Now, here we have a situation. I got this wonderful tin triptych mirror many years ago at a junk shop. It originally had mirrors inside, but we used them for a homeschool science experiment and then lost them, so I put in a nice drawing of some birds Lena made when she was six. We once had a priest over, and he opened up the little door to see what was inside, and he was so delighted to see those birds. I guess he thought it was going to be saints? I still don’t know what to make of that. I don’t know what ever happened to him. Anyway, today, as you can see, the whole thing has gone to hell, and it’s on this hanger for some reason, along with a random holy card, and what may be a sock. I don’t know what to tell you.
More kid art, plus miscellaneous Marys and Buddhas. This is one of those windows that has several layers and can’t be opened, so it’s slowly filling with spiderwebs and dead bugs. It’s nice.
Back to the bedroom. Here is a Vermeer, The Astronomer. I could look at this one forever. See how many times he repeats the shape of a V, open about 45 degrees northwest. It’s a picture about . . . things opening up.
Back to the hallway. A wedding photo, an icon, and another piece by Margaret Realy! Margaret, WHY U NO HAVE WEBSITE?
Dining room again. Here we see one of my thwarted efforts to decorate like a ladyperson. I really like these wood curl wreaths, and this one was on clearance at Aldi. The children believe that I want them to throw things at it, and pull the leaves out. I do not.
There are also a couple of extremely tasteful plastic icon suncatchers, complete with sparkly beard on Jesus.
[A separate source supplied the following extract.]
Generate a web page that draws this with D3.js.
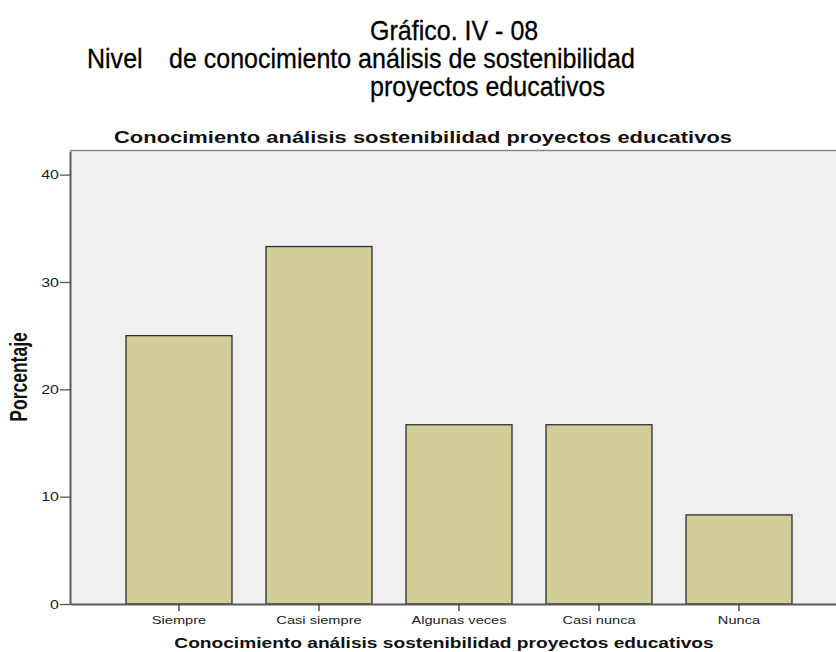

They belong on the window, of course, but that would require people thinking to themselves, “I guess I won’t steal the suction cup hooks.”
Also a wonderful ceramic peacock light switch faceplate, a gift from the great Kate Essenberg.
Ah, Winslow Homer! This is in the living room, and is the first art print I ever spent (what felt like) a considerable amount of money on. I think it was $15, which was pretty lavish for me at the time. I have never yet regretted spending money on a work of art.
And last but not least . . . Wonderwoman at a party. I think this was a Christmas gift from Lena. You watch yourself.
Okay, that’s about it for the bottom floor! I have no idea what’s upstairs. I don’t go up there.
In conclusion: Buy art. It’s good for you, good for anyone who goes in your house, and good for the artist.